Oxford University.

Right: The Clarendon Building.

Left: The Sheldonian Theatre.


The Clarendon Building (1) was formerly the Clarendon Press. Designed by Nicholas Hawksmoor it was opened in 1715 to house the printing operations of the Press, which was formerly in the basement of the Sheldonian Theatre.

The Clarendon Press became Oxford University Press, now the largest university press in the world. In 1975 the Clarendon Building was handed over to the Bodleian Library.

William Hopkins Pearce (1794-1840) was the son of Rev.

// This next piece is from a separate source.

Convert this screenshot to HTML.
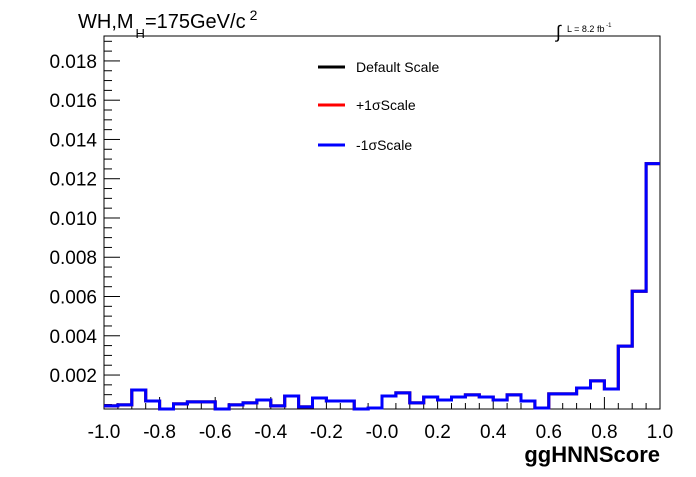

Samuel Pearce, one of the founders of the Baptist Missionary Society, and was trained at the Clarendon Press by the Superintendent Mr. William Collingwood. The presses were in the basement.

Today the Sheldonian Theatre is where Oxford University holds recitals, lectures and graduation ceremonies.


“In his [Pearce's] day, we were printing thousands of Bibles and Prayer Books for missionary society usage.  Also, we were beginning our extensive work in Indian languages, which would lead to Friedrich Max Muller's edition of the  "Rig Veda"  and the other  "Sacred Books of the East"  in later years of the Victorian era - so Pearce would have found much of his new work (though not his surroundings) familiar.”

Dr. Martin Maw, Archivist, Oxford University Press.
July 2004.

Note:

(1). See: Clarendon Building in Wikipedia.